◆ TASK DESCRIPTION: Transcribe all of the data exactly. Omit the pictures.

* Start INFORMATION SUPPLIED *

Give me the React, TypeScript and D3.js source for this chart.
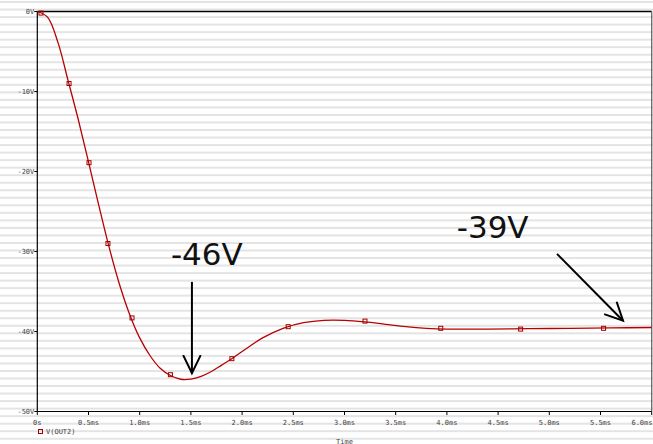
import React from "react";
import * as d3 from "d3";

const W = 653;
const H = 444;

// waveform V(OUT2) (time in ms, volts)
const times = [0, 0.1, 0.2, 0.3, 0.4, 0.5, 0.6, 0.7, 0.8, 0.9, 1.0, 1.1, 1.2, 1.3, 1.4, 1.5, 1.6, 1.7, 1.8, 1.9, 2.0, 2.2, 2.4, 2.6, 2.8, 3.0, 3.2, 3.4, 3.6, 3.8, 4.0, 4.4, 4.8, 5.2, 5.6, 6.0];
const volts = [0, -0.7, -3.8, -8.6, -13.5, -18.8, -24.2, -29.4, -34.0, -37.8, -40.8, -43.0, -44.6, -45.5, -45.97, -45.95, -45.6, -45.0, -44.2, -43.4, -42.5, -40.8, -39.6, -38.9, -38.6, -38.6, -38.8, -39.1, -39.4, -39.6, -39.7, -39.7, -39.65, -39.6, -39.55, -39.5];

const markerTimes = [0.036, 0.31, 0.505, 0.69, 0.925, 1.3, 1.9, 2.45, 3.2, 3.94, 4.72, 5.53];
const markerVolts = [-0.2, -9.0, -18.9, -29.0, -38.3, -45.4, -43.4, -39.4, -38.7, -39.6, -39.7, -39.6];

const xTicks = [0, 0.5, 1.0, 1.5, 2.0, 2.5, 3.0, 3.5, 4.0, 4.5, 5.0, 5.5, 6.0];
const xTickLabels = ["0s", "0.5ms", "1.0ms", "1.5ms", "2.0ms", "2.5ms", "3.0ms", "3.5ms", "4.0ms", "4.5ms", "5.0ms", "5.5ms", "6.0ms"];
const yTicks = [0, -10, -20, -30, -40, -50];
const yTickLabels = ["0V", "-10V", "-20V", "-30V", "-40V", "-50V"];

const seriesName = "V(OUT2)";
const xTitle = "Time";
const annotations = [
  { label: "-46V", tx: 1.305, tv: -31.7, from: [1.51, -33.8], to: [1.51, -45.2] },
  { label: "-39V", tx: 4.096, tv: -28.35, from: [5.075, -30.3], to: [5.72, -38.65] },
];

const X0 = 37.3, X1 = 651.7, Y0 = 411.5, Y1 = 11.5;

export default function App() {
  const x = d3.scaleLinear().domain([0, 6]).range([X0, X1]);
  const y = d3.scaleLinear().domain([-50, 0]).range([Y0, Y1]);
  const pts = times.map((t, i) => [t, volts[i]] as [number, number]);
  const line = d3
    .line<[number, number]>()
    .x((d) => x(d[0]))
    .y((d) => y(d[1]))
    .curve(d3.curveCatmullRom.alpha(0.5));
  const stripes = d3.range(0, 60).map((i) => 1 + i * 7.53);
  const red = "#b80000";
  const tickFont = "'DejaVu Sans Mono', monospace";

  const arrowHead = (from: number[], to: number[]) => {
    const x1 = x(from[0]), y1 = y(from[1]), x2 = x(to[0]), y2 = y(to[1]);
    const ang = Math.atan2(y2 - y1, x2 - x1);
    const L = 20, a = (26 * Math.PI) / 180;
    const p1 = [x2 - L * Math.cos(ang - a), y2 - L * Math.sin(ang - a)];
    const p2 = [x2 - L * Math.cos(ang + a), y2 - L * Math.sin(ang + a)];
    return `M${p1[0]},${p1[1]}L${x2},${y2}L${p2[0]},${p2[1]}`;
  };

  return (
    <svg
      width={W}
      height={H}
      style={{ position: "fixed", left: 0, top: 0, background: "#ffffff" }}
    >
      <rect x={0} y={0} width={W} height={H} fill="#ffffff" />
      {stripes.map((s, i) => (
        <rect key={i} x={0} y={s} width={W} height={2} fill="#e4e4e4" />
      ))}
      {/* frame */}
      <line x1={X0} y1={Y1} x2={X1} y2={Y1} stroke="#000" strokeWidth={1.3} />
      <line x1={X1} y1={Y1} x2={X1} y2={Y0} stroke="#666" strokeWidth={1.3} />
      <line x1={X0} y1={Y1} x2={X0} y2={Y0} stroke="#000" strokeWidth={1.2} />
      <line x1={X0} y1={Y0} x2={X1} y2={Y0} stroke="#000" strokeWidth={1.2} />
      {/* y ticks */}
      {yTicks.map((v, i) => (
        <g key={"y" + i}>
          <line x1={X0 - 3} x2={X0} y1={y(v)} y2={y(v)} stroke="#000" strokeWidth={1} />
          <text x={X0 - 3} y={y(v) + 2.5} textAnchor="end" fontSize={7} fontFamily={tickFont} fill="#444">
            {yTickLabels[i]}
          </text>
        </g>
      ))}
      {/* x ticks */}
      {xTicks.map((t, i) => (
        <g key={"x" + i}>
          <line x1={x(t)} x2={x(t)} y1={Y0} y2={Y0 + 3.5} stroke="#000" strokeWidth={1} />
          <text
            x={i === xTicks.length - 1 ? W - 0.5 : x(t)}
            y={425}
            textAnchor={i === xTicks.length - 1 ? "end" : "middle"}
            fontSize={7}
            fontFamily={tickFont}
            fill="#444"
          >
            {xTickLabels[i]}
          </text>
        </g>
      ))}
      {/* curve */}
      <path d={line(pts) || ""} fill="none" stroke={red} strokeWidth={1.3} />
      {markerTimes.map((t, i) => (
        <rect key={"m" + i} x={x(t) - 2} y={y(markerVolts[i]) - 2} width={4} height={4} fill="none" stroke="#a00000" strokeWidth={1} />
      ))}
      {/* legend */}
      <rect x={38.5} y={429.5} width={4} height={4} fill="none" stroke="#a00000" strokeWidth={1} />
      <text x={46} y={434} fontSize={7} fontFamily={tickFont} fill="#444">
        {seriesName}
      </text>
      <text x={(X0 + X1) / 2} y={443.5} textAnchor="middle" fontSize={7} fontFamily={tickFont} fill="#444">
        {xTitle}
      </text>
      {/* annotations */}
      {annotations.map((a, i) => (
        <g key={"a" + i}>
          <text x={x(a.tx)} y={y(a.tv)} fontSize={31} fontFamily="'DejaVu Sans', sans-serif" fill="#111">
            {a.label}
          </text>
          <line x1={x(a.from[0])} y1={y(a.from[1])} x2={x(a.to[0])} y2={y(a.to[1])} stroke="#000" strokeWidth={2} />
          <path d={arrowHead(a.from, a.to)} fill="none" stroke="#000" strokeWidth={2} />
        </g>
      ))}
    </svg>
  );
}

* End INFORMATION SUPPLIED *

◆ ANSWER FOR THIS EXERCISE:
Give me the React, TypeScript and D3.js source for this chart.
import React from "react";
import * as d3 from "d3";

const W = 653;
const H = 444;

// waveform V(OUT2) (time in ms, volts)
const times = [0, 0.1, 0.2, 0.3, 0.4, 0.5, 0.6, 0.7, 0.8, 0.9, 1.0, 1.1, 1.2, 1.3, 1.4, 1.5, 1.6, 1.7, 1.8, 1.9, 2.0, 2.2, 2.4, 2.6, 2.8, 3.0, 3.2, 3.4, 3.6, 3.8, 4.0, 4.4, 4.8, 5.2, 5.6, 6.0];
const volts = [0, -0.7, -3.8, -8.6, -13.5, -18.8, -24.2, -29.4, -34.0, -37.8, -40.8, -43.0, -44.6, -45.5, -45.97, -45.95, -45.6, -45.0, -44.2, -43.4, -42.5, -40.8, -39.6, -38.9, -38.6, -38.6, -38.8, -39.1, -39.4, -39.6, -39.7, -39.7, -39.65, -39.6, -39.55, -39.5];

const markerTimes = [0.036, 0.31, 0.505, 0.69, 0.925, 1.3, 1.9, 2.45, 3.2, 3.94, 4.72, 5.53];
const markerVolts = [-0.2, -9.0, -18.9, -29.0, -38.3, -45.4, -43.4, -39.4, -38.7, -39.6, -39.7, -39.6];

const xTicks = [0, 0.5, 1.0, 1.5, 2.0, 2.5, 3.0, 3.5, 4.0, 4.5, 5.0, 5.5, 6.0];
const xTickLabels = ["0s", "0.5ms", "1.0ms", "1.5ms", "2.0ms", "2.5ms", "3.0ms", "3.5ms", "4.0ms", "4.5ms", "5.0ms", "5.5ms", "6.0ms"];
const yTicks = [0, -10, -20, -30, -40, -50];
const yTickLabels = ["0V", "-10V", "-20V", "-30V", "-40V", "-50V"];

const seriesName = "V(OUT2)";
const xTitle = "Time";
const annotations = [
  { label: "-46V", tx: 1.305, tv: -31.7, from: [1.51, -33.8], to: [1.51, -45.2] },
  { label: "-39V", tx: 4.096, tv: -28.35, from: [5.075, -30.3], to: [5.72, -38.65] },
];

const X0 = 37.3, X1 = 651.7, Y0 = 411.5, Y1 = 11.5;

export default function App() {
  const x = d3.scaleLinear().domain([0, 6]).range([X0, X1]);
  const y = d3.scaleLinear().domain([-50, 0]).range([Y0, Y1]);
  const pts = times.map((t, i) => [t, volts[i]] as [number, number]);
  const line = d3
    .line<[number, number]>()
    .x((d) => x(d[0]))
    .y((d) => y(d[1]))
    .curve(d3.curveCatmullRom.alpha(0.5));
  const stripes = d3.range(0, 60).map((i) => 1 + i * 7.53);
  const red = "#b80000";
  const tickFont = "'DejaVu Sans Mono', monospace";

  const arrowHead = (from: number[], to: number[]) => {
    const x1 = x(from[0]), y1 = y(from[1]), x2 = x(to[0]), y2 = y(to[1]);
    const ang = Math.atan2(y2 - y1, x2 - x1);
    const L = 20, a = (26 * Math.PI) / 180;
    const p1 = [x2 - L * Math.cos(ang - a), y2 - L * Math.sin(ang - a)];
    const p2 = [x2 - L * Math.cos(ang + a), y2 - L * Math.sin(ang + a)];
    return `M${p1[0]},${p1[1]}L${x2},${y2}L${p2[0]},${p2[1]}`;
  };

  return (
    <svg
      width={W}
      height={H}
      style={{ position: "fixed", left: 0, top: 0, background: "#ffffff" }}
    >
      <rect x={0} y={0} width={W} height={H} fill="#ffffff" />
      {stripes.map((s, i) => (
        <rect key={i} x={0} y={s} width={W} height={2} fill="#e4e4e4" />
      ))}
      {/* frame */}
      <line x1={X0} y1={Y1} x2={X1} y2={Y1} stroke="#000" strokeWidth={1.3} />
      <line x1={X1} y1={Y1} x2={X1} y2={Y0} stroke="#666" strokeWidth={1.3} />
      <line x1={X0} y1={Y1} x2={X0} y2={Y0} stroke="#000" strokeWidth={1.2} />
      <line x1={X0} y1={Y0} x2={X1} y2={Y0} stroke="#000" strokeWidth={1.2} />
      {/* y ticks */}
      {yTicks.map((v, i) => (
        <g key={"y" + i}>
          <line x1={X0 - 3} x2={X0} y1={y(v)} y2={y(v)} stroke="#000" strokeWidth={1} />
          <text x={X0 - 3} y={y(v) + 2.5} textAnchor="end" fontSize={7} fontFamily={tickFont} fill="#444">
            {yTickLabels[i]}
          </text>
        </g>
      ))}
      {/* x ticks */}
      {xTicks.map((t, i) => (
        <g key={"x" + i}>
          <line x1={x(t)} x2={x(t)} y1={Y0} y2={Y0 + 3.5} stroke="#000" strokeWidth={1} />
          <text
            x={i === xTicks.length - 1 ? W - 0.5 : x(t)}
            y={425}
            textAnchor={i === xTicks.length - 1 ? "end" : "middle"}
            fontSize={7}
            fontFamily={tickFont}
            fill="#444"
          >
            {xTickLabels[i]}
          </text>
        </g>
      ))}
      {/* curve */}
      <path d={line(pts) || ""} fill="none" stroke={red} strokeWidth={1.3} />
      {markerTimes.map((t, i) => (
        <rect key={"m" + i} x={x(t) - 2} y={y(markerVolts[i]) - 2} width={4} height={4} fill="none" stroke="#a00000" strokeWidth={1} />
      ))}
      {/* legend */}
      <rect x={38.5} y={429.5} width={4} height={4} fill="none" stroke="#a00000" strokeWidth={1} />
      <text x={46} y={434} fontSize={7} fontFamily={tickFont} fill="#444">
        {seriesName}
      </text>
      <text x={(X0 + X1) / 2} y={443.5} textAnchor="middle" fontSize={7} fontFamily={tickFont} fill="#444">
        {xTitle}
      </text>
      {/* annotations */}
      {annotations.map((a, i) => (
        <g key={"a" + i}>
          <text x={x(a.tx)} y={y(a.tv)} fontSize={31} fontFamily="'DejaVu Sans', sans-serif" fill="#111">
            {a.label}
          </text>
          <line x1={x(a.from[0])} y1={y(a.from[1])} x2={x(a.to[0])} y2={y(a.to[1])} stroke="#000" strokeWidth={2} />
          <path d={arrowHead(a.from, a.to)} fill="none" stroke="#000" strokeWidth={2} />
        </g>
      ))}
    </svg>
  );
}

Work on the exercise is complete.